Ele leva os cafés aos senhores que mandam nele e ele às vezes, por ressaca, está meio fora da realidade e meio naquela neblina de cansaço e álcool e pergunta, inocentemente: "mas ó xôr director, a gente não investiga?", "a gente sabe que isto não é igual para todos, toda a gente que anda nisto há 30 e tal anos conhece o que se passa, não há forma de ajudarmos a limpar o futebol desta gente?". Pobre do sonhador, que no dia a seguir já tem lá uma cartinha em cima do portártil: "ou deixas-te de merdas ou amanhã podes ficar a dormir".
O jornalista desportivo português escuda-se com a Lei: "isso é coisa para juízes, nós não temos obrigação de julgar em praça pública". Pois não. Mas devias ter a obrigação - e até o prazer, e até a vontade, e até a decência - de querer saber e divulgar a verdade e não este lamacento atirar areia para os olhos dos outros, como se vivêssemos num mundo de cegos em que só passando as mãos pelas notícias podíamos saber e viver a realidade.
Eu quero lá saber se as escutas não são legítimas nos tribunais, caralho. Eu quero é saber o que elas demonstram e quero que tu e os teus amigos jornalistas vão atrás daquilo que elas dizem e não se elas são aceites ou não em julgamento. Que jornalismo de merda é este que se acanha perante as hipócritas e desviantes formas de evitar a verdade que os dirigentes executam nem sequer com tão grande qualidade artística? Onde vivem as vossas consciências, o vosso brio, as vossas entranhas? Perdidas entre favores e gestos de assentimento com a cabecinha olhando para o chão.
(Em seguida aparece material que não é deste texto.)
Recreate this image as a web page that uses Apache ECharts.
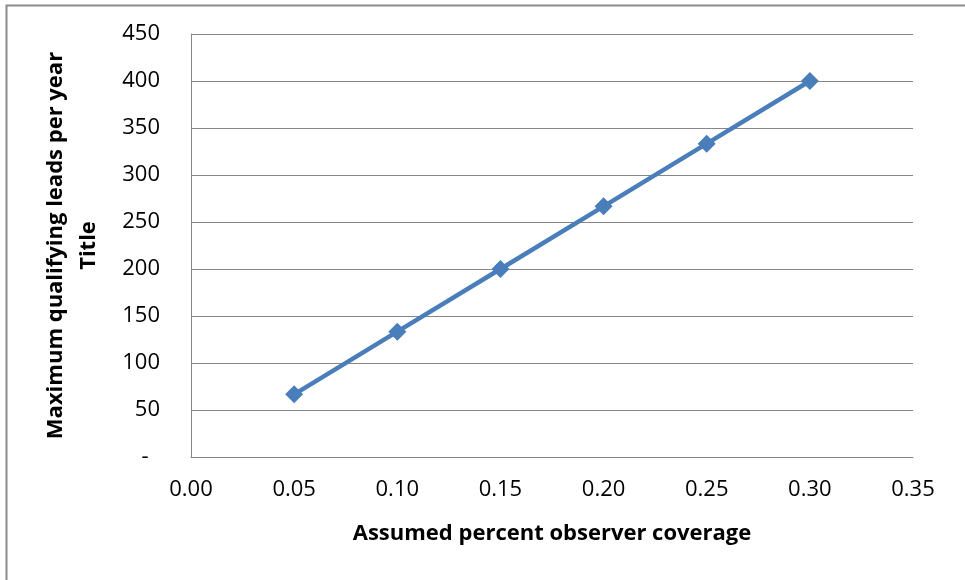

Não têm clube, mas gostam de futebol. Têm um trabalho que envolve maioritariamente um desporto específico, dizem-se amantes do futebol, adoram citar Nelson Rodrigues ou Valdano, mostram-se tão cultos e tão defensores da pureza e arte e génio e transcendência do desporto na sua forma mais primária e depois dizem-nos que não têm clube, que não sabem de nada, que não viram nada, que desconhecem como chegaram até aqui - se de gaivota, andorinha ou cegonha. Que o mundo vos é estranho, que não o entendem. Que, no dia a seguir ao Guardiola se despedir do Barcelona, nem sequer estavam na redacção quando alguém, provavelmente agarrado a um leitão e dois javalis, decidiu esta nojeira de primeira página.
Porque são todos muito puros, não têm provas de nada. Eles amam o futebol. Por eles, se fosse por eles, ai se me deixassem, agarrem-meagoraqueuvoumaeles, isto só lá vai com uma limpeza, estive quase quase para, ou muito me engano ou.
Cortem as asas. Comprem uns colhões.